TO DO:
In the listing that follows, retype every line from the first through the one containing "import * as". Pictures are to be left out.

[Dataset items]
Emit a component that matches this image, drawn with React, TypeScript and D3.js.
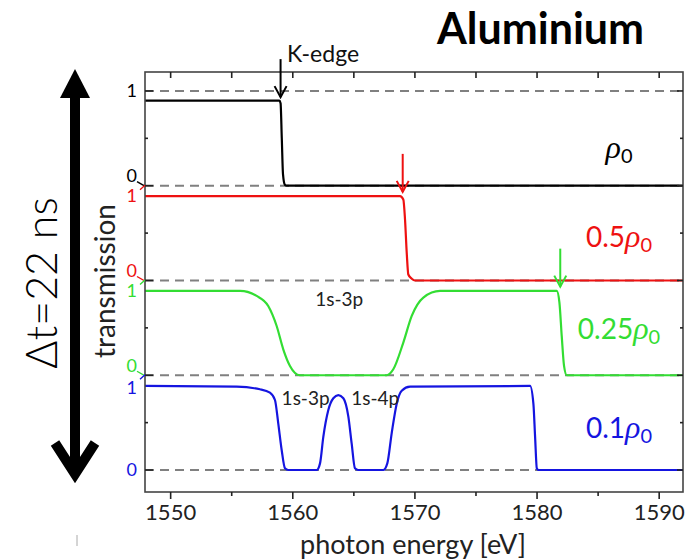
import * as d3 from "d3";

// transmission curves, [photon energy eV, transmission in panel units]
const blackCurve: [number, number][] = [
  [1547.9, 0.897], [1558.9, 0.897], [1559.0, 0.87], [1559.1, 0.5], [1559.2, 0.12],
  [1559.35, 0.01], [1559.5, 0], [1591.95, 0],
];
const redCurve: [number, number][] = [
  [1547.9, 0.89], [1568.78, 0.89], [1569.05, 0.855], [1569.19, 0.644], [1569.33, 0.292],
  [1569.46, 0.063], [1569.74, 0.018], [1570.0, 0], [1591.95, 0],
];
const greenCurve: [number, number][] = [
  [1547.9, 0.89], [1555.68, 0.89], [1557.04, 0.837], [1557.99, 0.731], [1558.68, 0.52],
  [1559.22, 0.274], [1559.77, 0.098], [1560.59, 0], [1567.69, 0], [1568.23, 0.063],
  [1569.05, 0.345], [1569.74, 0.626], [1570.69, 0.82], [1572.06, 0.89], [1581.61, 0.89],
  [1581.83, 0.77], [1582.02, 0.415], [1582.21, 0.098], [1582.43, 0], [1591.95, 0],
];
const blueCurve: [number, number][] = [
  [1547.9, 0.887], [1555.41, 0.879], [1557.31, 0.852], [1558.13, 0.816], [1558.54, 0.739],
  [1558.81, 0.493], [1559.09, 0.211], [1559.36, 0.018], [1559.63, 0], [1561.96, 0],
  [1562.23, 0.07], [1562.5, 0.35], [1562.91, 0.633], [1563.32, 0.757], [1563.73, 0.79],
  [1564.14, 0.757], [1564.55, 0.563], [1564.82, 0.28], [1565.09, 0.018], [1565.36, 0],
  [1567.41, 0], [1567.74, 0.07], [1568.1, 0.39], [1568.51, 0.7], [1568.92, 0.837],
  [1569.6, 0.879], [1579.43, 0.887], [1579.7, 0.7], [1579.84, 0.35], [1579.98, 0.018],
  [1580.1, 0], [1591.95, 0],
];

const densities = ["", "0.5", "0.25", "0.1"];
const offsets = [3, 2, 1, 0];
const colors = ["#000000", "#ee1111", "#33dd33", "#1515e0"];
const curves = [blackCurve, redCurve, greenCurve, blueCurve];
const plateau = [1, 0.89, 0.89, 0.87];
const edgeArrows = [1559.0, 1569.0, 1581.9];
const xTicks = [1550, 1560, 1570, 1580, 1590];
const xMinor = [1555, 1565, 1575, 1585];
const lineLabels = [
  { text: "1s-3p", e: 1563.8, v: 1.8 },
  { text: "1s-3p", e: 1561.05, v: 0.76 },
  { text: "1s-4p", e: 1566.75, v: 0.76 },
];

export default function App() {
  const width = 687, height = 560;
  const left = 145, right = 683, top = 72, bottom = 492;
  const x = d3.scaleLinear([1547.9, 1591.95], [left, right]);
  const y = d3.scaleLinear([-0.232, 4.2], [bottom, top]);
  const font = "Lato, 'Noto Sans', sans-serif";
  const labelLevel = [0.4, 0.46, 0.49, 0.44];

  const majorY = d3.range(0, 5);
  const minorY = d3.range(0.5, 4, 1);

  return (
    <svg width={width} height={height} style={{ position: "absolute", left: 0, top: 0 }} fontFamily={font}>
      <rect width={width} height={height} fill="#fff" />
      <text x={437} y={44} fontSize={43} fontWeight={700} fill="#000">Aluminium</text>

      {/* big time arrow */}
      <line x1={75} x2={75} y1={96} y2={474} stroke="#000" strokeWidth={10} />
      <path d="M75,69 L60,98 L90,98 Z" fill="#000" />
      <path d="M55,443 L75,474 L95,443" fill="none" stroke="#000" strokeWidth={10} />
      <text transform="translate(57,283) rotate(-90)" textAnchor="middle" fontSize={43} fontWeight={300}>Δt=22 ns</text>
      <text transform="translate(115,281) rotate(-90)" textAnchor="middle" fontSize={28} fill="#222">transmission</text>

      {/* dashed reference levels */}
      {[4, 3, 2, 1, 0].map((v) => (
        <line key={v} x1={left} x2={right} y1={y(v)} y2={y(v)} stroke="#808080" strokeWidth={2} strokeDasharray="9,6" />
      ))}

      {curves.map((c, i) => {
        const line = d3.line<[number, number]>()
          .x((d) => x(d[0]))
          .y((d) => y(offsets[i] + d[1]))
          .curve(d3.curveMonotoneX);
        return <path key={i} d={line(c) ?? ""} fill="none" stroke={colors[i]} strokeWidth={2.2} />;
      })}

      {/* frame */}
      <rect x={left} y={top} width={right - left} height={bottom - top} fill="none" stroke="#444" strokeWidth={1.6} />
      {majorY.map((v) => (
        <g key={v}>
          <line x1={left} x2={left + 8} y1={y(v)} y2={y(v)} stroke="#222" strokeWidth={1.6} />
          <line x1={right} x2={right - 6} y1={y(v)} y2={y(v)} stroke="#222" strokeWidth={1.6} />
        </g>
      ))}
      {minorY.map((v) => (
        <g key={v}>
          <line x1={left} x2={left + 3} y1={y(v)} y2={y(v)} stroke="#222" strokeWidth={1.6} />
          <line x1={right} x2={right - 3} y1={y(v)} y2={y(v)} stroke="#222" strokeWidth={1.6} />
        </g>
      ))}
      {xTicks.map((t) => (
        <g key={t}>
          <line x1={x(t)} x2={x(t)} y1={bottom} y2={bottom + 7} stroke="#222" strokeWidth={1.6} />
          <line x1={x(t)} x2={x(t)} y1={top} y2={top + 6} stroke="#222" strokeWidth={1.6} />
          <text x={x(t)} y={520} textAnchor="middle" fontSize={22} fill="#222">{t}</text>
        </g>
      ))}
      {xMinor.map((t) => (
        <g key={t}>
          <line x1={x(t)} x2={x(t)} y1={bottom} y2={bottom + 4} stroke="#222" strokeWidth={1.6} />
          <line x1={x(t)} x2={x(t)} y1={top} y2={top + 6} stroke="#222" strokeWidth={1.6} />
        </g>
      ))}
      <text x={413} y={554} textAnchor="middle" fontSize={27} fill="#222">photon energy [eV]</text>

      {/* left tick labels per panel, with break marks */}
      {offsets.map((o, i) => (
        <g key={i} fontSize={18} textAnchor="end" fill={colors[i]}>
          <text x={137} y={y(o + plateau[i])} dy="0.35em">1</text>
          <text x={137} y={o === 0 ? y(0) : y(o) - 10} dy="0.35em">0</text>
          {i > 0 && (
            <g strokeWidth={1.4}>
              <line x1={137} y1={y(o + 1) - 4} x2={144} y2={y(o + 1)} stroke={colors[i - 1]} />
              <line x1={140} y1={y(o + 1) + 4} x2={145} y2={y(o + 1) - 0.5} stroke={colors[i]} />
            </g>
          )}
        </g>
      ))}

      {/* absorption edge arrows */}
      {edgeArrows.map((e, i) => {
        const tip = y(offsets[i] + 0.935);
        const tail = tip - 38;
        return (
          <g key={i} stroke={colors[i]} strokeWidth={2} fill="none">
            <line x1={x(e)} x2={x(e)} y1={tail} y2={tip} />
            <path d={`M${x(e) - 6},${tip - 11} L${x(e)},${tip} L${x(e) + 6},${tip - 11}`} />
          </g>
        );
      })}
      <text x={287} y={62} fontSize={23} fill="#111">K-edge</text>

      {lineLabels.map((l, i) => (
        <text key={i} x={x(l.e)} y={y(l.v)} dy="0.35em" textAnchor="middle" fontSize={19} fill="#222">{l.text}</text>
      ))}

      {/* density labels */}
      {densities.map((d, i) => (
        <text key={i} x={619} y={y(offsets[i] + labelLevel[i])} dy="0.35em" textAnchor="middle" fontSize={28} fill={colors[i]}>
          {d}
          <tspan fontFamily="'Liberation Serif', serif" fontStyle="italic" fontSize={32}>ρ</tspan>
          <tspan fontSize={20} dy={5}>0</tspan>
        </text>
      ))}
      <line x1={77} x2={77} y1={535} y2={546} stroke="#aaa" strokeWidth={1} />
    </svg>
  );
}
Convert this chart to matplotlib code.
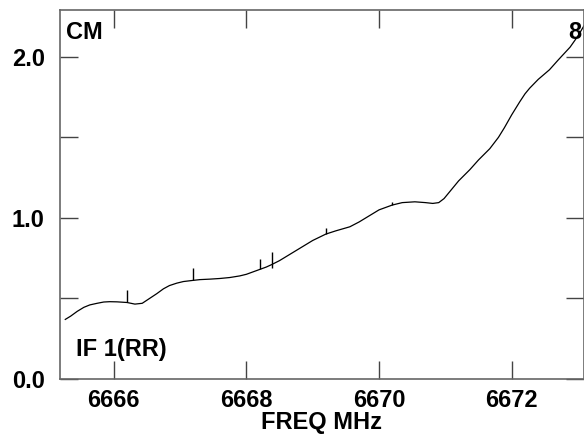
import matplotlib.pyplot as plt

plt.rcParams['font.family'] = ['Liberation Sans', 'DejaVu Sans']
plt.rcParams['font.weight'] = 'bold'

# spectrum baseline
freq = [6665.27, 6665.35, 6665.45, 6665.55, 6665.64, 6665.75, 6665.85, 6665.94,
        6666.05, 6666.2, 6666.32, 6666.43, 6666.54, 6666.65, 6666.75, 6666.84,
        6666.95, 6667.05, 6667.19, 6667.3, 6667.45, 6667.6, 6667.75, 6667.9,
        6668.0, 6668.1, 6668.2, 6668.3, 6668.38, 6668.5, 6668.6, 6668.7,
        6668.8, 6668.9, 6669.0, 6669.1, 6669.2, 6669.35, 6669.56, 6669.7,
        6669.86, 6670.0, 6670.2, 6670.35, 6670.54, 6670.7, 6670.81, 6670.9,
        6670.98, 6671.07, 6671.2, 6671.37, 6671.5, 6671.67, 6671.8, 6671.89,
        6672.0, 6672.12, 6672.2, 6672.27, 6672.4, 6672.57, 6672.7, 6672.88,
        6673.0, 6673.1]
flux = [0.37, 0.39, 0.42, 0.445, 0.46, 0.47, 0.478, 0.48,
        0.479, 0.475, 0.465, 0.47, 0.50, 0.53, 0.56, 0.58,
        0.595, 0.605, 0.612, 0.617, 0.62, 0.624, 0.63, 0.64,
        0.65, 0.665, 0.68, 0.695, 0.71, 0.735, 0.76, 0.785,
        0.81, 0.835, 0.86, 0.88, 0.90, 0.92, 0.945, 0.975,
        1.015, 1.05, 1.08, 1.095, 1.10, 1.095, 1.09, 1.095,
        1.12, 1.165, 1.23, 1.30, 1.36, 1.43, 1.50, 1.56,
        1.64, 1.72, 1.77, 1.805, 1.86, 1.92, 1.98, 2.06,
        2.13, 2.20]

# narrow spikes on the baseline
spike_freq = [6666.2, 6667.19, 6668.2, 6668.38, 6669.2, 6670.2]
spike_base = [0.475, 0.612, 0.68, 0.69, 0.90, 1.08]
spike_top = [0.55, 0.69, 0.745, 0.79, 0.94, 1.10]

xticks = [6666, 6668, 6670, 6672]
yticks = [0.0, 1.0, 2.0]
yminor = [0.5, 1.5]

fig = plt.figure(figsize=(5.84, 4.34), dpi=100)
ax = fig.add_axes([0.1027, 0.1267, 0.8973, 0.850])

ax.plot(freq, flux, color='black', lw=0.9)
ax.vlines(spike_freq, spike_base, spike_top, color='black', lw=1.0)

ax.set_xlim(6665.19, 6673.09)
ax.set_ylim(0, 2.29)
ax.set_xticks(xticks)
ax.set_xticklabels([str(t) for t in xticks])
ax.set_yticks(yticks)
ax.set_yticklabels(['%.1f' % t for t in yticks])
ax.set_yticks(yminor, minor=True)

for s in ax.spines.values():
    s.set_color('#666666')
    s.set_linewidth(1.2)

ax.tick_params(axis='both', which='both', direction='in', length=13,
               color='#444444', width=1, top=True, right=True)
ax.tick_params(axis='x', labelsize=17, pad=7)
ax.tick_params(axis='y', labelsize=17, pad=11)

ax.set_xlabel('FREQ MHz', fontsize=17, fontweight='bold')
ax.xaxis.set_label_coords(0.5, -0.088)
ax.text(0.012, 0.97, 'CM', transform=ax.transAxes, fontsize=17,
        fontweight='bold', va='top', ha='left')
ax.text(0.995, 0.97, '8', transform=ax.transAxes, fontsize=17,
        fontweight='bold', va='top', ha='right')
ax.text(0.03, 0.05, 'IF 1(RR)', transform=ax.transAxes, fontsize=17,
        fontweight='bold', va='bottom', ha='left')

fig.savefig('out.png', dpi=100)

THE OUTPUT:
Emit a component that matches this image, drawn with React, TypeScript and D3.js.
import * as d3 from "d3";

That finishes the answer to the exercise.